Целью нашествия стал не один из богатых торговых центров, наподобие Дорсета или Саутгемптона (как можно было бы ожидать). Эти города хорошо охранялись и находились на густонаселенных территориях, где поднять ополчение не составило бы труда. Поэтому хитроумные викинги остановили свой выбор на Линдисфарнском монастыре уединенном, не ожидавшем нападения, не защищенном ничем, кроме молитв его обитателей, и при этом сулившем огромную добычу.
О фантастических богатствах, скопившихся за десятилетия в английских монастырях, викинги узнали от путешественников или торговцев. Монастыри активно покупали привозные товары: вино для причастия, дорогие ткани для парадных облачений, драгоценные металлы для окладов и реликвариев. Немалый вклад в их состояние вносили дары благочестивых жертвователей. Кроме того, монастыри служили чем-то вроде банков: богатые торговцы нередко помещали средства на хранение в местные обители. Одним словом, для викингов монастырь был самой лакомой добычей, какую только можно представить.
И лучше всего (разумеется, с точки зрения викингов) было то, что эти многообещающие мишени для грабежа практически не охранялись. По всей Европе монастыри строили на побережьях, полагая, что море само защитит их с тыла, и только теперь стало понятно, какая это была чудовищная ошибка. Многих это поразило до глубины души, и отголоски их потрясения до сих пор можно обнаружить в хрониках тех времен. «Все полагали, что подобное нашествие с моря предпринять невозможно», писал один церковник после первого набега.

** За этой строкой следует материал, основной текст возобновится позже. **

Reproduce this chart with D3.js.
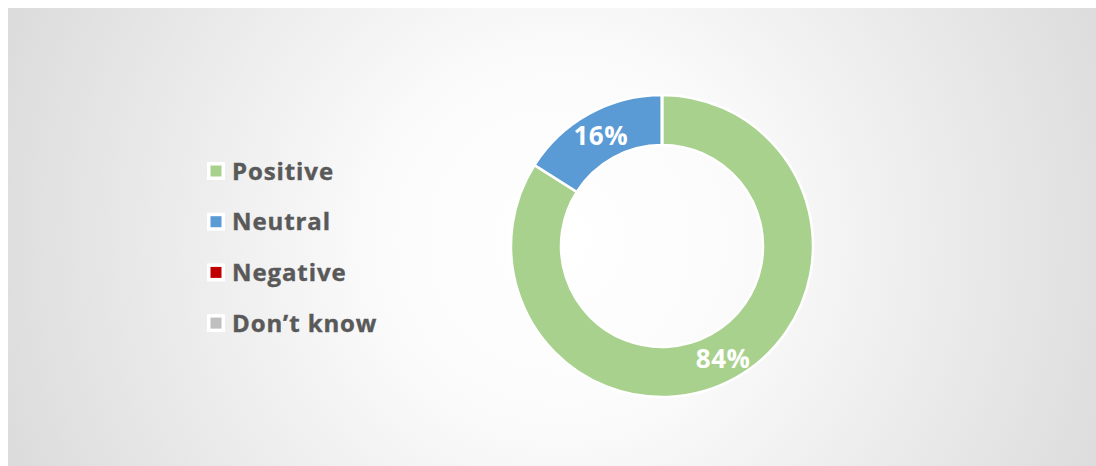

Линдисфарн был невероятно богат даже по меркам других монастырей, и викинги избрали его своей первой целью не случайно. Сам король Нортумбрии осыпал его дарами, а собрание реликвий в Линдисфарне не знало себе равных. Среди прочего, здесь хранились святые мощи английского монаха Кутберта и не менее знаменитого ирландского миссионера Колумбы, принесшего христианство в Шотландию. Одной только прибыли от паломничества уже было достаточно, чтобы монастырь сказочно разбогател. Некоторое время разные отряды викингов разведывали окрестности Линдисфарнской обители, а затем, 8 июня 793 года, один из таких отрядов, норвежский, обрушил на обитель жестокий и эффективный удар.